While the various newspaper and TV' news programs continue to point out that the "insurgents" are increasing their attacks or that their gaining strength, Christopher Hitchens has offered his beef with these news outlets calling the horrific actor "insurgents." Hitchens notes in this article over at Slate that the people initiating and carrying out these missions of death are not some type of grassroots revolutionaries but are actual Ba'athist, Bin Ladenists and jihadists (Aside from Ba'athist, the other two are from other nations). As long as the press continues to peg these people as insurgents they will basically undermine the government of Iraq and do a disservice to the prideful and brave people of Iraq who face death everyday while trying to form a democracy.
If you can't find time to read Hitchens' wonderful piece, just read this brief sample:
A letter from Zarqawi to Bin Laden more than a year ago, intercepted by Kurdish intelligence and since then well-authenticated, spoke of Shiism as a repulsive heresy and the ignition of a Sunni-Shiite civil war as the best and easiest way to thwart the Crusader-Zionist coalition. The actions since then have precisely followed the design, but the design has been forgotten by the journal of record. The Bin Laden and Zarqawi organizations, and their co-thinkers in other countries, have gone to great pains to announce, on several occasions, that they will win because they love death, while their enemies are so soft and degenerate that they prefer life.

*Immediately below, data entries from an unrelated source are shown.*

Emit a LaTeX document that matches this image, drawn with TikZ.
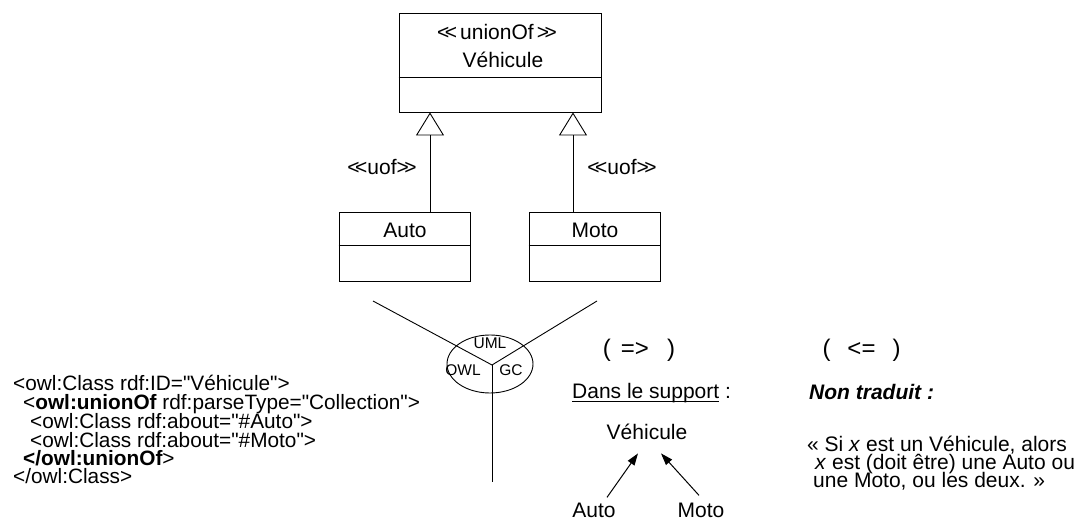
\documentclass[tikz,border=0pt]{standalone}
\usepackage{fontspec}
\setmainfont{Liberation Sans}[Ligatures=TeXOff]
\usetikzlibrary{arrows.meta}
\newcommand\llt{<\kern-4.5pt<}
\newcommand\ggt{>\kern-4.5pt>}
\begin{document}
\begin{tikzpicture}[x=1pt,y=-1pt,
  txt/.style={inner sep=0pt, font=\fontsize{21}{21}\selectfont},
  big/.style={inner sep=0pt, font=\fontsize{24}{24}\selectfont},
  code/.style={inner sep=0pt, anchor=base west, text height=14pt, text depth=2pt, font=\fontsize{20.8}{20.8}\selectfont},
  quote/.style={inner sep=0pt, anchor=base west, text height=14pt, text depth=2pt, font=\fontsize{21}{21}\selectfont},
  small/.style={inner sep=0pt, font=\fontsize{15.5}{15.5}\selectfont},
  cls/.style={draw, line width=0.9pt, inner sep=0pt},
  ln/.style={line width=0.9pt},
  gen/.style={ln, -{Triangle[open, length=23pt, width=28pt, line width=0.9pt]}},
  arr/.style={line width=1pt, -{Triangle[length=12pt, width=8pt]}},
]
\useasboundingbox (0,0) rectangle (1090,518);

% UML class Vehicule
\node[cls, minimum width=202pt, minimum height=99pt] (veh) at (500,62.5) {};
\draw[ln] (veh.west |- 0,77) -- (veh.east |- 0,77);
\node[txt, anchor=base] (stereo) at (497,40) {\llt\kern3pt unionOf\kern3pt\ggt};
\node[txt, anchor=base] (vehname) at (503,68) {Véhicule};

% Auto / Moto classes
\node[cls, minimum width=131pt, minimum height=69pt] (auto) at (404.5,246.5) {};
\draw[ln] (auto.west |- 0,245) -- (auto.east |- 0,245);
\node[txt, anchor=base] (autoname) at (405,238) {Auto};
\node[cls, minimum width=131pt, minimum height=69pt] (moto) at (594.5,246.5) {};
\draw[ln] (moto.west |- 0,245) -- (moto.east |- 0,245);
\node[txt, anchor=base] (motoname) at (595,238) {Moto};

% generalisations
\coordinate (la) at (430,0);
\coordinate (ra) at (573,0);
\draw[gen] (auto.north -| la) -- (veh.south -| la);
\draw[gen] (moto.north -| ra) -- (veh.south -| ra);
\node[txt, anchor=base] (uof1) at (382,175) {\llt uof\ggt};
\node[txt, anchor=base] (uof2) at (622,175) {\llt uof\ggt};

% three-way split with ellipse
\draw[ln] (490,364) ellipse [x radius=43pt, y radius=29pt];
\coordinate (J) at (492,365);
\coordinate (jl) at (373,301);
\coordinate (jr) at (597,301);
\coordinate (jb) at (492,482);
\draw[ln] (jl) -- (J) -- (jr);
\draw[ln] (J) -- (jb);
\node[small] (uml) at (490,343) {UML};
\node[small] (owl) at (463,370) {OWL};
\node[small] (gc) at (511,370) {GC};

% OWL code
\node[code] (c1) at (13,391) {<owl:Class rdf:ID="Véhicule">};
\node[code] (c2) at (23,410) {<\textbf{owl:unionOf} rdf:parseType="Collection">};
\node[code] (c3) at (30,428.5) {<owl:Class rdf:about="\#Auto">};
\node[code] (c4) at (30,447) {<owl:Class rdf:about="\#Moto">};
\node[code] (c5) at (23,465) {\textbf{</owl:unionOf}>};
\node[code] (c6) at (13,483.5) {</owl:Class>};

% (=>) column
\node[big, anchor=base] (imp) at (639,357) {(\hspace{10pt}=>\hspace{18pt})};
\node[txt, anchor=base west] (dans) at (572,399)
  {\setbox0\hbox{Dans le support}\rlap{\rule[-2.5pt]{\wd0}{0.9pt}}\box0\ :};
\node[txt, anchor=base] (veh2) at (647,440) {Véhicule};
\node[txt, anchor=base] (auto2) at (594,517) {Auto};
\node[txt, anchor=base] (moto2) at (701,517) {Moto};
\draw[arr] ([shift={(13,-5)}]auto2.north) -- ([shift={(-9,13)}]veh2.south);
\draw[arr] ([shift={(-2,-7)}]moto2.north) -- ([shift={(14,13)}]veh2.south);

% (<=) column
\node[big, anchor=base] (rev) at (861.5,357) {(\hspace{17pt}<=\hspace{17pt})};
\node[txt, anchor=base west] (nontr) at (809,400) {\textbf{\textit{Non traduit :}}};
\node[quote] (q1) at (807,451) {« Si \textit{x} est un Véhicule, alors};
\node[quote] (q2) at (815,469) {\textit{x} est (doit être) une Auto ou};
\node[quote] (q3) at (813,487) {une Moto, ou les deux. »};
\end{tikzpicture}
\end{document}
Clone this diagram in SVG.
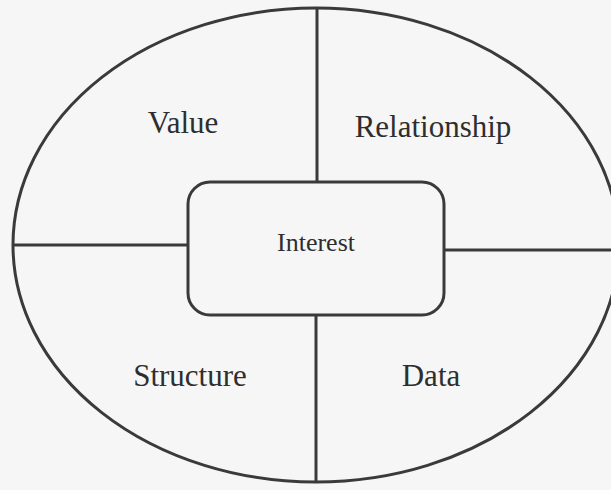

Are we supposed to think that they were just boasting when they said this? Their actions demonstrate it every day, and there are burned-out school buses and clinics and hospitals to prove it, as well as mosques (the incineration of which one might think to be a better subject for Islamic protest than a possibly desecrated Quran, in a prison where every inmate is automatically issued with one.)Good ole Hitch does it again. Bravo!!!
Then we might find a little space for the small question of democracy. The Baath Party's opinion of this can be easily gauged, not just from its record in power but from the rancid prose of its founding fascist fathers. As for the Bin Ladenists, they have taken extraordinary pains to say, through the direct statements of Osama and of Zarqawi, that democracy is a vile heresy, a Greek fabrication, and a source of profanity. For the last several weeks, however, the Times has been opining every day that the latest hysterical murder campaign is a result of the time it has taken the newly elected Iraqi Assembly to come up with a representative government. The corollary of this mush-headed coverage must be that, if a more representative government were available in these terrible conditions (conditions supplied by the gangsters themselves), the homicide and sabotage would thereby decline. Is there a serious person in the known world who can be brought to believe such self-evident rubbish?